Islands (Na hOileáin) is a barony located in County Clare, Ireland. This ancient unit of land division is in turn divided into five civil parishes.

==Etymology==
The name refers to the many islands of the Fergus estuary, such as Canon Island, Deer Island, Inishloe, Feenish and Trummer: the Anglo-Normans approaching from Limerick along these waters perceived the County Clare region as an archipelago and named it "the cantred of the isles of Thomond", a name still preserved in that of the barony.

==Legal context==
Baronies were created after the Norman invasion of Ireland as divisions of counties and were used the administration of justice and the raising of revenue. While baronies continue to be officially defined units, they have been administratively obsolete since 1898. However, they continue to be used in land registration and in specification, such as in planning permissions.

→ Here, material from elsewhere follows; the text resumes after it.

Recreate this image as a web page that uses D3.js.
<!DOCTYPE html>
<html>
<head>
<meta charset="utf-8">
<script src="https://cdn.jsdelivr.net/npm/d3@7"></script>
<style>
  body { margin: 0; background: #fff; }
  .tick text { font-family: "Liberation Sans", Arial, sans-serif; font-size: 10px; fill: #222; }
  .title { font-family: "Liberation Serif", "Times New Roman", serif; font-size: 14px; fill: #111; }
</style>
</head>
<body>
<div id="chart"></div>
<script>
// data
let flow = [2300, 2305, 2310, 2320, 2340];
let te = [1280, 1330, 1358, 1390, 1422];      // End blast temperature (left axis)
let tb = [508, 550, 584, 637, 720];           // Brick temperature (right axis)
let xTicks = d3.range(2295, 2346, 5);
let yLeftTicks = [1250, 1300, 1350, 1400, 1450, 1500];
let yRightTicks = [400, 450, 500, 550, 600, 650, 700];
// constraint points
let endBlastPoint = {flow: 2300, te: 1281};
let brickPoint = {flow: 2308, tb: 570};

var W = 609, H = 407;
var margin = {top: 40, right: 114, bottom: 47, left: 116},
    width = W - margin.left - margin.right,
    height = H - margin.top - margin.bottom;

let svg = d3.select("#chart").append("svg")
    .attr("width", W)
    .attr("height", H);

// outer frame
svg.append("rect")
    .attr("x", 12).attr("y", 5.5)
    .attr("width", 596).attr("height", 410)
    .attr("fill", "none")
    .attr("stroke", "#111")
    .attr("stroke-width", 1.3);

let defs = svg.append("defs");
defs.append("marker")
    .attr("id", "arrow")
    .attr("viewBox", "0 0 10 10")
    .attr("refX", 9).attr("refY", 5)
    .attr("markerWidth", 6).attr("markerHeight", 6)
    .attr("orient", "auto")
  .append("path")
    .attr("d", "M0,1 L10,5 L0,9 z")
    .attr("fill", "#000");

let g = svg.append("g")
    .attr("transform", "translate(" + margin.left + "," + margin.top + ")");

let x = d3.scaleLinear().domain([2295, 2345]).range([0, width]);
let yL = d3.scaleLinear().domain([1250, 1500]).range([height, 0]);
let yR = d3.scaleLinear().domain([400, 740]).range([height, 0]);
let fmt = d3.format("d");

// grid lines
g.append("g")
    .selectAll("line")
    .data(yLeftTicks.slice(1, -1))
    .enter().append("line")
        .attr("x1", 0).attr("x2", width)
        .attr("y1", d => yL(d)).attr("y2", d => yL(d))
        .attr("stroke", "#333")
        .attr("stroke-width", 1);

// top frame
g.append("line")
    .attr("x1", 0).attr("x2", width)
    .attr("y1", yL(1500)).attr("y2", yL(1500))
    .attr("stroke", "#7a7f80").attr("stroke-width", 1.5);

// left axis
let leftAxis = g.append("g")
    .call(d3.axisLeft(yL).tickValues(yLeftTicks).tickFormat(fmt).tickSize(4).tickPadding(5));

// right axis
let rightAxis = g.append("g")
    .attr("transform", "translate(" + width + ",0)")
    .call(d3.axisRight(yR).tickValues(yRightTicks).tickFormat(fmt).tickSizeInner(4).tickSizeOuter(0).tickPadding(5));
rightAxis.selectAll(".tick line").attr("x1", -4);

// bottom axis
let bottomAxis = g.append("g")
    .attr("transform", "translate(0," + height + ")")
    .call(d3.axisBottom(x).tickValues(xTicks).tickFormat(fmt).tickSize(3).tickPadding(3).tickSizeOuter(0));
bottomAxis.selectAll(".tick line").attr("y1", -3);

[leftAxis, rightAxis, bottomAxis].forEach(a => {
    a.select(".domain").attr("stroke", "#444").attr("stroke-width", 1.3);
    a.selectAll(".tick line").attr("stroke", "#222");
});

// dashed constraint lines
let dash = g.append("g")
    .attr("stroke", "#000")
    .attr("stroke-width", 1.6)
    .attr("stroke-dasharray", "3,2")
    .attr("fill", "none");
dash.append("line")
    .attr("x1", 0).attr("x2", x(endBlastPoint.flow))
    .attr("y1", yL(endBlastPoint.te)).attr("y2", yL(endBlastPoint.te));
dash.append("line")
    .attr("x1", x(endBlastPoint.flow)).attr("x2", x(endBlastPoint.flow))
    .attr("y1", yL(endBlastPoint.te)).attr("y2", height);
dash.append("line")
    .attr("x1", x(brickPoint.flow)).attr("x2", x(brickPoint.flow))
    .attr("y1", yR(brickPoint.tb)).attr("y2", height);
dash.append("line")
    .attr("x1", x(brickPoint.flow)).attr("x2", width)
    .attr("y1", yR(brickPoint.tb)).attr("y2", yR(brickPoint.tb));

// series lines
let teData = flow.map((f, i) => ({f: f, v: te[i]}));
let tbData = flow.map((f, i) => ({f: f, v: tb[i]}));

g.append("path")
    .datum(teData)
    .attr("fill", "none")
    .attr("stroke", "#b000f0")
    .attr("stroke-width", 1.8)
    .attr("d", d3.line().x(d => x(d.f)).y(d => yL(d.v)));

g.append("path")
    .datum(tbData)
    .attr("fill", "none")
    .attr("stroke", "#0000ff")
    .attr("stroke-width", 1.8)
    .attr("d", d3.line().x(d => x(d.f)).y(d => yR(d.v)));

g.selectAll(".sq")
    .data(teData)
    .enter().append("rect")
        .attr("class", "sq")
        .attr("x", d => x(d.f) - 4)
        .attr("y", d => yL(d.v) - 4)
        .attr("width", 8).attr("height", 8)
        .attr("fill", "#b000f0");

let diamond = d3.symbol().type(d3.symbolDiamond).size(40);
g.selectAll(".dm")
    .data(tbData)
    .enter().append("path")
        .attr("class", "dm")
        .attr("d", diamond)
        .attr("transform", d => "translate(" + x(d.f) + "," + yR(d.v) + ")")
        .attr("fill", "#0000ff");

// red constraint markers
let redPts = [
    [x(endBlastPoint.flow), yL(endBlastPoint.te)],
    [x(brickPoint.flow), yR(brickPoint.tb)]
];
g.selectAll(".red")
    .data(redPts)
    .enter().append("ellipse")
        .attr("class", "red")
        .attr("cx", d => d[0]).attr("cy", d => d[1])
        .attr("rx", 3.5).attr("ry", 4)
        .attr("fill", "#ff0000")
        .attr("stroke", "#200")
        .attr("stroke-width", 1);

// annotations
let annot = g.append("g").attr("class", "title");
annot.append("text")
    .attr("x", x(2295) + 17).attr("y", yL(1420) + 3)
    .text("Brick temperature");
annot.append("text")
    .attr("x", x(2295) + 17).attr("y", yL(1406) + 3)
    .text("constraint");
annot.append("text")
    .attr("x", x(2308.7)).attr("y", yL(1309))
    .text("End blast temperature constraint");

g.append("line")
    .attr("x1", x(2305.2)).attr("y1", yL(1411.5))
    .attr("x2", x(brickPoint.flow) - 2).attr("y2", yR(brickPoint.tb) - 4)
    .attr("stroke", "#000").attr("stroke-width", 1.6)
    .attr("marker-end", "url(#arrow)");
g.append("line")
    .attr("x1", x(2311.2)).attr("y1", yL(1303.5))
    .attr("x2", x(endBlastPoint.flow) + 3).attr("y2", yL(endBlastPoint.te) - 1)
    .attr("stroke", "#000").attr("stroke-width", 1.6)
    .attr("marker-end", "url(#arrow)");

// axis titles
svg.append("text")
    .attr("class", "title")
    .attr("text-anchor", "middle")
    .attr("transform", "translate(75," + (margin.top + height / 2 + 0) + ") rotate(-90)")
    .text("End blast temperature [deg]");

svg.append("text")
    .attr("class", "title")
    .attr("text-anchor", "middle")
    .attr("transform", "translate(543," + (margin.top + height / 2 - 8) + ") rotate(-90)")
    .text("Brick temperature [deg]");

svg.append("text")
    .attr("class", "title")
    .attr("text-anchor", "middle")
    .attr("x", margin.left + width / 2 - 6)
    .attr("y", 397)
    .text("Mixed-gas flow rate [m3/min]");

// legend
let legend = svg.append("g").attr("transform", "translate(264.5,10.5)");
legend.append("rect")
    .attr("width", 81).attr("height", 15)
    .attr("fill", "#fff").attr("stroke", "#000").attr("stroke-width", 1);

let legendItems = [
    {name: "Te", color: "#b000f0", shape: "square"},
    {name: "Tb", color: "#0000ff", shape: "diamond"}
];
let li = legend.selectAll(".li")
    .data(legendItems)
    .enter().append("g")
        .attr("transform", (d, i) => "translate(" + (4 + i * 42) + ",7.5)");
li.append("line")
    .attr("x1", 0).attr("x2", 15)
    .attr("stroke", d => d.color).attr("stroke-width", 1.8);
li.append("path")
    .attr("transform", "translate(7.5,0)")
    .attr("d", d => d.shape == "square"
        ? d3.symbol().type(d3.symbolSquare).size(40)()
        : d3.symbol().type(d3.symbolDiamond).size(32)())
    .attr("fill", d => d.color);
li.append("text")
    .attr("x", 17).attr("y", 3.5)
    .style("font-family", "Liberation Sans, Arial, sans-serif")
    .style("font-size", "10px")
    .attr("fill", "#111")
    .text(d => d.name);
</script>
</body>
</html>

In many cases, a barony corresponds to an earlier Gaelic túath which had submitted to the Crown.

==Location==
The barony is bounded by the barony of Inchiquin (to the north), by Bunratty Upper (to the east), by Clonderalaw (to the south) and by Ibrickane (to the west). It covers 67101 acre of which 3471 acre are tideway of the River Fergus and 3932 acre are water. The river and estuary of the Fergus form the eastern boundary of the barony, which slopes down to the water. The western part is mainly peaty uplands, while the east includes some of the rich pasturage known as "Corcasses".

==Parishes and settlements==

The barony contains the civil parishes of Clare-Abbey, Clondagad, Dromcliffe, Killone, and Kilmaly.
The main settlements are Ennis and Clare.